## [OBJECTIVE]
Go through the data below line by line and count those containing the word "that". Reply with the count only.

## [INPUT DATA]
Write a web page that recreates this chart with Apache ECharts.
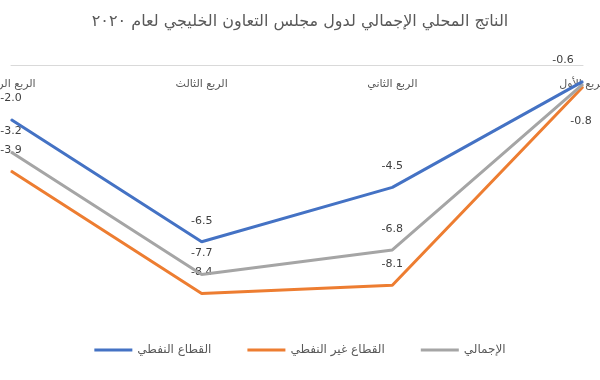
<!DOCTYPE html>
<html>
<head>
<meta charset="utf-8">
<script src="https://cdn.jsdelivr.net/npm/echarts@6/dist/echarts.min.js"></script>
<style>html,body{margin:0;padding:0;background:#fff}#c{width:600px;height:380px}</style>
</head>
<body>
<div id="c"></div>
<script>
var titleText = 'الناتج المحلي الإجمالي لدول مجلس التعاون الخليجي لعام ٢٠٢٠';
var categories = ['الربع الأول', 'الربع الثاني', 'الربع الثالث', 'الربع الرابع'];
var seriesNames = ['القطاع النفطي', 'القطاع غير النفطي', 'الإجمالي'];
var oilValues = [-0.6, -4.5, -6.5, -2.0];
var nonOilValues = [-0.8, -8.1, -8.4, -3.9];
var totalValues = [-0.7, -6.8, -7.7, -3.2];

var font = 'DejaVu Sans';
var colors = ['#4472C4', '#ED7D31', '#A5A5A5'];

function mkData(vals, overrides) {
  return vals.map(function (v, i) {
    var d = { value: v };
    if (overrides && overrides[i]) d.label = overrides[i];
    return d;
  });
}
function lbl() {
  return { show: true, position: 'top', distance: 15, fontFamily: font, fontSize: 11, color: '#404040',
    formatter: function (p) { return p.value.toFixed(1); } };
}
function mkSeries(idx, vals, overrides, z) {
  return {
    name: seriesNames[idx], type: 'line', data: mkData(vals, overrides),
    color: colors[idx], symbol: 'circle', symbolSize: 1, showSymbol: true,
    itemStyle: { color: colors[idx] },
    lineStyle: { width: 3, color: colors[idx] }, z: z,
    label: lbl()
  };
}

var chart = echarts.init(document.getElementById('c'));
chart.setOption({
  animation: false,
  title: {
    text: titleText, left: 'center', top: 9,
    textStyle: { fontFamily: font, fontSize: 16, fontWeight: 'normal', color: '#595959' }
  },
  legend: {
    bottom: 19, left: 'center', itemGap: 36, itemWidth: 38, itemHeight: 3,
    icon: 'rect',
    data: seriesNames,
    textStyle: { fontFamily: font, fontSize: 12, color: '#595959' }
  },
  grid: { left: 11, right: 17, top: 65, bottom: 43, outerBoundsMode: 'none', containLabel: false },
  xAxis: {
    type: 'category', data: categories, inverse: true, position: 'top',
    boundaryGap: false,
    axisLine: { show: true, lineStyle: { color: '#d9d9d9', width: 1 } },
    axisTick: { show: false },
    axisLabel: { inside: true, margin: 14, fontFamily: font, fontSize: 11, color: '#595959', hideOverlap: false }
  },
  yAxis: {
    type: 'value', min: -10, max: 0, show: false,
    splitLine: { show: false }
  },
  series: [
    mkSeries(0, oilValues, { 0: { offset: [-20, 0] } }, 5),
    mkSeries(1, nonOilValues, { 0: { position: 'bottom', distance: 28, offset: [-2, 0] } }, 3),
    mkSeries(2, totalValues, { 0: { show: false } }, 4)
  ]
});
</script>
</body>
</html>
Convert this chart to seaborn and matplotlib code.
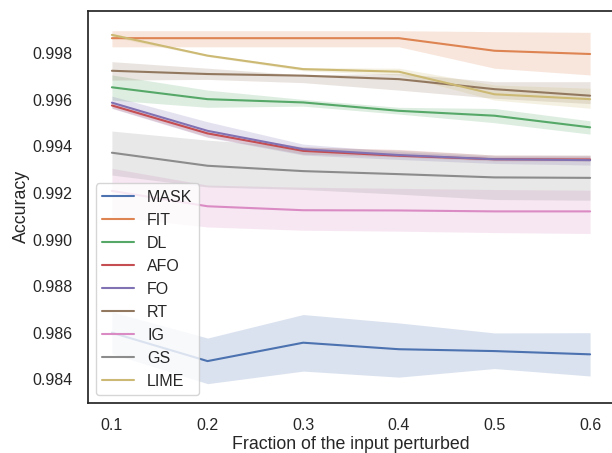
import matplotlib
matplotlib.use("Agg")
import matplotlib.pyplot as plt
import numpy as np
import pandas as pd
import seaborn as sns

# Fractions of the input that were perturbed
fractions = [0.1, 0.2, 0.3, 0.4, 0.5, 0.6]
methods = ["MASK", "FIT", "DL", "AFO", "FO", "RT", "IG", "GS", "LIME"]

# Mean accuracy per method
mask_acc = [0.98600, 0.98478, 0.98557, 0.98529, 0.98521, 0.98507]
fit_acc = [0.99865, 0.99865, 0.99865, 0.99865, 0.99811, 0.99797]
dl_acc = [0.99654, 0.99603, 0.99589, 0.99553, 0.99532, 0.99482]
afo_acc = [0.99576, 0.99456, 0.99381, 0.99360, 0.99345, 0.99344]
fo_acc = [0.99588, 0.99467, 0.99388, 0.99363, 0.99345, 0.99341]
rt_acc = [0.99725, 0.99711, 0.99704, 0.99689, 0.99646, 0.99618]
ig_acc = [0.99209, 0.99143, 0.99126, 0.99125, 0.99121, 0.99121]
gs_acc = [0.99373, 0.99317, 0.99294, 0.99281, 0.99267, 0.99265]
lime_acc = [0.99879, 0.99790, 0.99732, 0.99721, 0.99624, 0.99603]

# Confidence band edges (lower, upper)
mask_lo = [0.98510, 0.98381, 0.98435, 0.98409, 0.98446, 0.98414]
mask_hi = [0.98689, 0.98577, 0.98678, 0.98642, 0.98599, 0.98600]
fit_lo = [0.99828, 0.99828, 0.99828, 0.99828, 0.99736, 0.99707]
fit_hi = [0.99897, 0.99897, 0.99897, 0.99897, 0.99893, 0.99890]
dl_lo = [0.99599, 0.99568, 0.99573, 0.99539, 0.99502, 0.99453]
dl_hi = [0.99707, 0.99642, 0.99602, 0.99568, 0.99563, 0.99510]
afo_lo = [0.99565, 0.99441, 0.99367, 0.99355, 0.99338, 0.99337]
afo_hi = [0.99588, 0.99463, 0.99398, 0.99387, 0.99363, 0.99362]
fo_lo = [0.99563, 0.99439, 0.99363, 0.99344, 0.99327, 0.99320]
fo_hi = [0.99616, 0.99506, 0.99410, 0.99377, 0.99358, 0.99358]
rt_lo = [0.99685, 0.99688, 0.99674, 0.99642, 0.99607, 0.99584]
rt_hi = [0.99764, 0.99736, 0.99707, 0.99714, 0.99678, 0.99678]
ig_lo = [0.99100, 0.99054, 0.99040, 0.99036, 0.99030, 0.99026]
ig_hi = [0.99306, 0.99234, 0.99225, 0.99220, 0.99215, 0.99212]
gs_lo = [0.99277, 0.99226, 0.99215, 0.99195, 0.99172, 0.99169]
gs_hi = [0.99466, 0.99427, 0.99398, 0.99384, 0.99363, 0.99363]
lime_lo = [0.99871, 0.99786, 0.99725, 0.99707, 0.99599, 0.99564]
lime_hi = [0.99887, 0.99794, 0.99739, 0.99736, 0.99664, 0.99650]

means = [mask_acc, fit_acc, dl_acc, afo_acc, fo_acc, rt_acc, ig_acc, gs_acc, lime_acc]
lows = [mask_lo, fit_lo, dl_lo, afo_lo, fo_lo, rt_lo, ig_lo, gs_lo, lime_lo]
highs = [mask_hi, fit_hi, dl_hi, afo_hi, fo_hi, rt_hi, ig_hi, gs_hi, lime_hi]

rows = []
for name, acc in zip(methods, means):
    for f, a in zip(fractions, acc):
        rows.append({"fraction": f, "accuracy": a, "method": name})
df = pd.DataFrame(rows)

sns.set_theme(style="white")
plt.rcParams["font.family"] = ["Liberation Sans", "DejaVu Sans"]
palette = sns.color_palette("deep", len(methods))

fig = plt.figure(figsize=(6.12, 4.53), dpi=100)
ax = fig.add_axes([88 / 612, 1 - 403 / 453, (614 - 88) / 612, (403 - 10.7) / 453])

sns.lineplot(data=df, x="fraction", y="accuracy", hue="method",
             hue_order=methods, palette=palette, ax=ax)
for color, lo, hi in zip(palette, lows, highs):
    ax.fill_between(fractions, lo, hi, color=color, alpha=0.2, linewidth=0)

ax.set_xlim(0.075, 0.625)
ax.set_ylim(0.98298, 0.99983)
ax.set_xticks(fractions)
ax.set_yticks(np.arange(0.984, 0.9985, 0.002))
ax.tick_params(labelsize=11.5, pad=5)
ax.set_xlabel("Fraction of the input perturbed", fontsize=12.8, labelpad=2)
ax.set_ylabel("Accuracy", fontsize=12.8, labelpad=2)
for s in ax.spines.values():
    s.set_color(".15")
    s.set_linewidth(1.25)
ax.legend(loc="lower left", title=None, fontsize=11.5)

fig.savefig("out.png", dpi=100)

## [FINAL RESULT]
2